Napoli

Le chemin qui me mène de Bruxelles à Naples passe néces­sai­re­ment par une zone de l’aéroport qui ser­pente entre des mil­liers de flacons d’alcools et de parfums. Il ne s’agit pas là de bou­tiques bordant un couloir d’accès, mais bien d’un accès passant par un centre marchand.

Ce passage signe la dis­pa­ri­tion, dis­crète, du vide. Dans les gares, les aéro­ports, se per­daient les pas. La « salle des pas perdus » était le lieu des rendez-vous conve­nus ou inopi­nés. Les pas perdus sont désor­mais captés, car les marques enva­hissent ces espaces publics, ces lieux de flâ­ne­rie. Les écrans publi­ci­taires ont bour­geonné en officines.

Un autre conqué­rant, publique, fait siens les espaces de badau­dage. Il est la consé­quence d’une poignée de morts pro­vo­quées par un sen­ti­ment d’a-signifiance auquel répon­dit un désir de puis­sance, indi­vi­duel ou cana­lisé. Une explo­sion reten­tit, déchi­rant les chairs, brisant les os, occu­pant les médias. Et l’armée vint dans les villes. Inutile bien sûr. Familière désor­mais. À Paris, à Bruxelles, à Naples. Porteurs d’une douce jéru­sa­lé­mi­sa­tion du monde, s’affichent omni­pré­sents les sym­boles d’une pro­tec­tion, qui sont aussi la marque d’une menace non dite.

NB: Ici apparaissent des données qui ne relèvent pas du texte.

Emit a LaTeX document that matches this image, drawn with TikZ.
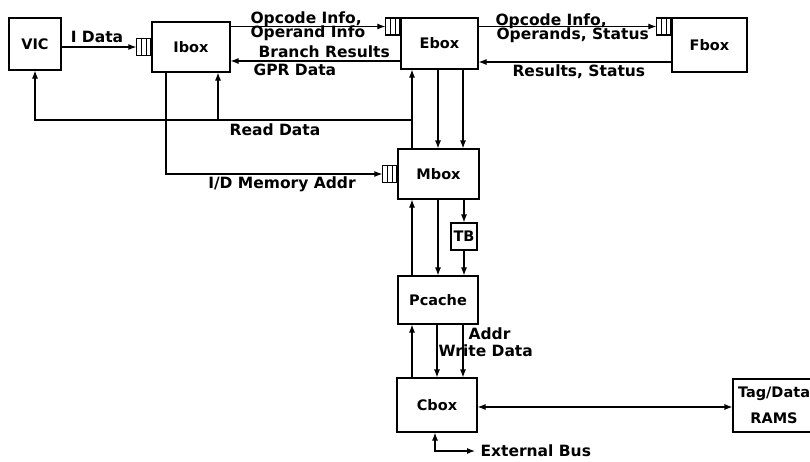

Les grandes enseignes et les mili­taires désor­mais se par­tagent ces zones de res­pi­ra­tion et d’attente, avec le même objec­tif d’orienter nos affects vers ce qui devient l’essence de notre com­mu­nauté imper­son­nelle : offrir nos espaces mentaux aux grandes marques com­mer­ciales et idéo­lo­giques, les col­por­ter, les dis­sé­mi­ner, les perpétuer.